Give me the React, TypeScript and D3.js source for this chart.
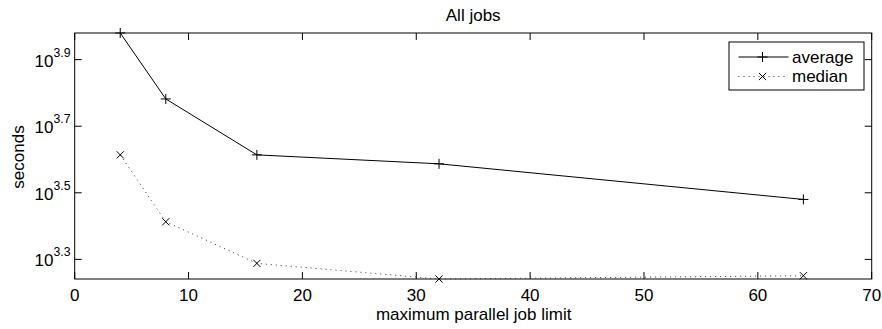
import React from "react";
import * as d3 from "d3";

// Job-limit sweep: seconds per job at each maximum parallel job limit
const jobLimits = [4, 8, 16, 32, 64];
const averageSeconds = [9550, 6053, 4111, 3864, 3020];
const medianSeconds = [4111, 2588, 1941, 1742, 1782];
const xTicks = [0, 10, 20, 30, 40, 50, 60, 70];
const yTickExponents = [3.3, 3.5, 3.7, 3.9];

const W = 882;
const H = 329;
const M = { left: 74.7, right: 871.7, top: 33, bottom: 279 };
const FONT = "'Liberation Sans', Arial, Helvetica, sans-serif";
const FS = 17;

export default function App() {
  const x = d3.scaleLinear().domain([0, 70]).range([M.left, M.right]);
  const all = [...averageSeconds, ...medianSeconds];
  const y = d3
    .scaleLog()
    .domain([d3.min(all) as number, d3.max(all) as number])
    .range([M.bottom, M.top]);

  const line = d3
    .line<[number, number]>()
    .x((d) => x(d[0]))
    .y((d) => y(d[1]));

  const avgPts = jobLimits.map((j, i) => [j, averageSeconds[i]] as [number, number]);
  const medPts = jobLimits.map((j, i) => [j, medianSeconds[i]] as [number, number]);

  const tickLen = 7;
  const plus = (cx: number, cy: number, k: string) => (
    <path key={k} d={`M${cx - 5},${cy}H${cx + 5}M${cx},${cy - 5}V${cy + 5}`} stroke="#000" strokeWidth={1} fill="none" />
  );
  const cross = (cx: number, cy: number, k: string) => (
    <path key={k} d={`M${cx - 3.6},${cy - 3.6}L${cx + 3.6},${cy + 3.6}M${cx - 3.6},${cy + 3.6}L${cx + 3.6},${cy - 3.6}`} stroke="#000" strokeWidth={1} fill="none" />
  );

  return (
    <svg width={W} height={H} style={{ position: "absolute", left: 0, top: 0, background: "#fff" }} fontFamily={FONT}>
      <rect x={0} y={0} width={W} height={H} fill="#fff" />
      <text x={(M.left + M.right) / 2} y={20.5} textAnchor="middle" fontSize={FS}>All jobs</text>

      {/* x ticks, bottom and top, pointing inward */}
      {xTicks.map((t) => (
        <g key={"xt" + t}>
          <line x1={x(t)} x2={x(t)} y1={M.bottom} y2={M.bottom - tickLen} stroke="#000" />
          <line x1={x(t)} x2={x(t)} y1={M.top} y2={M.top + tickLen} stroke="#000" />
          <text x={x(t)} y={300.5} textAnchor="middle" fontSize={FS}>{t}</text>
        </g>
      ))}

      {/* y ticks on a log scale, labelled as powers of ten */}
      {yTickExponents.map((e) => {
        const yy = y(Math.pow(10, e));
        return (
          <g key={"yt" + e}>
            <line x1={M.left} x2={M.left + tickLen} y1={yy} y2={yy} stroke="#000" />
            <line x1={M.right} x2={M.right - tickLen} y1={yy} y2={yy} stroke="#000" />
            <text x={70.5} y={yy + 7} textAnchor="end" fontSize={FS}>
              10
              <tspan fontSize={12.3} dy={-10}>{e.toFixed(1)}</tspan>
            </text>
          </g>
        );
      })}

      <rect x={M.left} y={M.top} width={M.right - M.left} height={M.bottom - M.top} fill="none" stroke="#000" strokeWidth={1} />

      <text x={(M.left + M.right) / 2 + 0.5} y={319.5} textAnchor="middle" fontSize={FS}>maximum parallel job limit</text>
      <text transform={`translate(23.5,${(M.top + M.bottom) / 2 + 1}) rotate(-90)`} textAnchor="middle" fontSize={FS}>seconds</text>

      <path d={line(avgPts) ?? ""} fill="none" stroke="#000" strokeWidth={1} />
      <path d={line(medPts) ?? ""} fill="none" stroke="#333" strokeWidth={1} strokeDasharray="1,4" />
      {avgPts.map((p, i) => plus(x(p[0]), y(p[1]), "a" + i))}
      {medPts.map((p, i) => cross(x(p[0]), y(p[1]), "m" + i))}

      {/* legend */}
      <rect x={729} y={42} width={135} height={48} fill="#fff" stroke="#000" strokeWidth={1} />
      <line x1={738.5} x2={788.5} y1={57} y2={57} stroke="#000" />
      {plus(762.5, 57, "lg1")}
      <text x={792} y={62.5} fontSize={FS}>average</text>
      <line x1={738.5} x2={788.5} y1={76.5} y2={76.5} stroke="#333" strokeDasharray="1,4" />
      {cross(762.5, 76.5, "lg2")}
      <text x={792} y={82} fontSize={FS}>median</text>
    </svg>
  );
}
━━━
• **What is needed**
Please extract exactly the lines of the data, from the first through the line containing "const medPts = jobLimits.map((j, i)", and add no pictures to the copy.

• **Problem solution**
Give me the React, TypeScript and D3.js source for this chart.
import React from "react";
import * as d3 from "d3";

// Job-limit sweep: seconds per job at each maximum parallel job limit
const jobLimits = [4, 8, 16, 32, 64];
const averageSeconds = [9550, 6053, 4111, 3864, 3020];
const medianSeconds = [4111, 2588, 1941, 1742, 1782];
const xTicks = [0, 10, 20, 30, 40, 50, 60, 70];
const yTickExponents = [3.3, 3.5, 3.7, 3.9];

const W = 882;
const H = 329;
const M = { left: 74.7, right: 871.7, top: 33, bottom: 279 };
const FONT = "'Liberation Sans', Arial, Helvetica, sans-serif";
const FS = 17;

export default function App() {
  const x = d3.scaleLinear().domain([0, 70]).range([M.left, M.right]);
  const all = [...averageSeconds, ...medianSeconds];
  const y = d3
    .scaleLog()
    .domain([d3.min(all) as number, d3.max(all) as number])
    .range([M.bottom, M.top]);

  const line = d3
    .line<[number, number]>()
    .x((d) => x(d[0]))
    .y((d) => y(d[1]));

  const avgPts = jobLimits.map((j, i) => [j, averageSeconds[i]] as [number, number]);
  const medPts = jobLimits.map((j, i) => [j, medianSeconds[i]] as [number, number]);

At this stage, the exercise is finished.